Stage 5: Tropea-Canazaro 92.7miles/149km

Another typical lumpy Giro stage as the race cuts across from one coast to another, rolling over the sparse Italian country side. It then heads neatly inland for an uphill sprint finish in Canazaro.

Stage 6: Soverato-Reggio Calabria 101.2kmiles/162.8km

A nice flat coastal stage to Reggio Calabria, the beautiful coastal town, which gives the sprinters another opportunity before the next days third summit finish of the race. Expect crosswinds, echelons and coastal views acorss the ocean. Soverato is a sleepy town,fitting given this stage is a lull before the storm the next day, whilst Reggio Calabria is a beautiful town rich with history, that will provide the race hub for the next few days with the transfers across the Strait of Messina and the journey to Foggia on the rest day.

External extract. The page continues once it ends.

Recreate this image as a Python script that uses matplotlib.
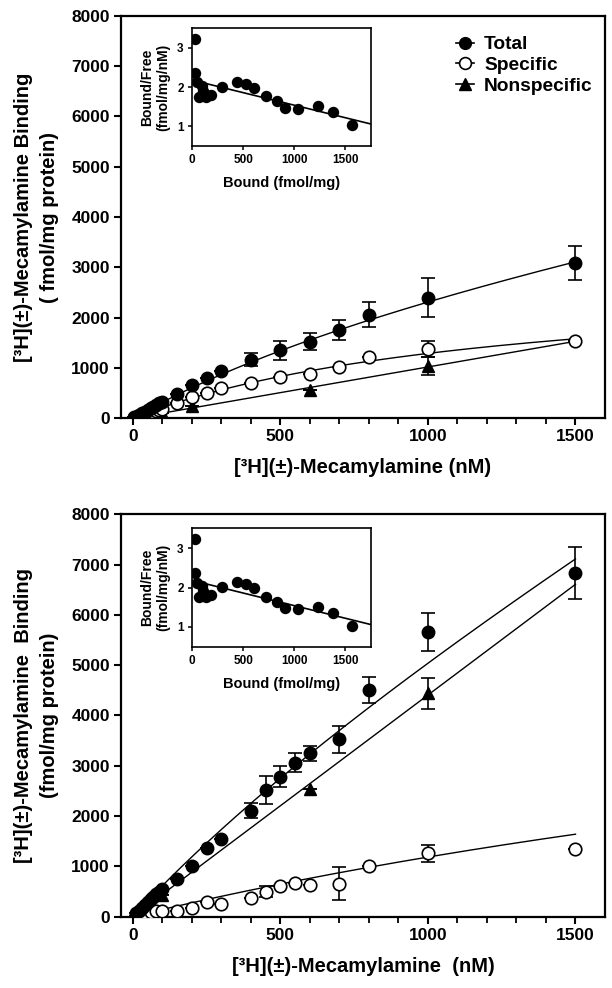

Stage 7: Messina-Mount Etna  104.5miles/168.2km

The final day of the first week, before the first restday, is an opportunity to kill the race, if only Etna was a little steeper. Given it isn’t the race, shouldn’t be as explosive as the terrain it crosses, but with two ascents of the mountain, it may give someone a good buffer going into the second week.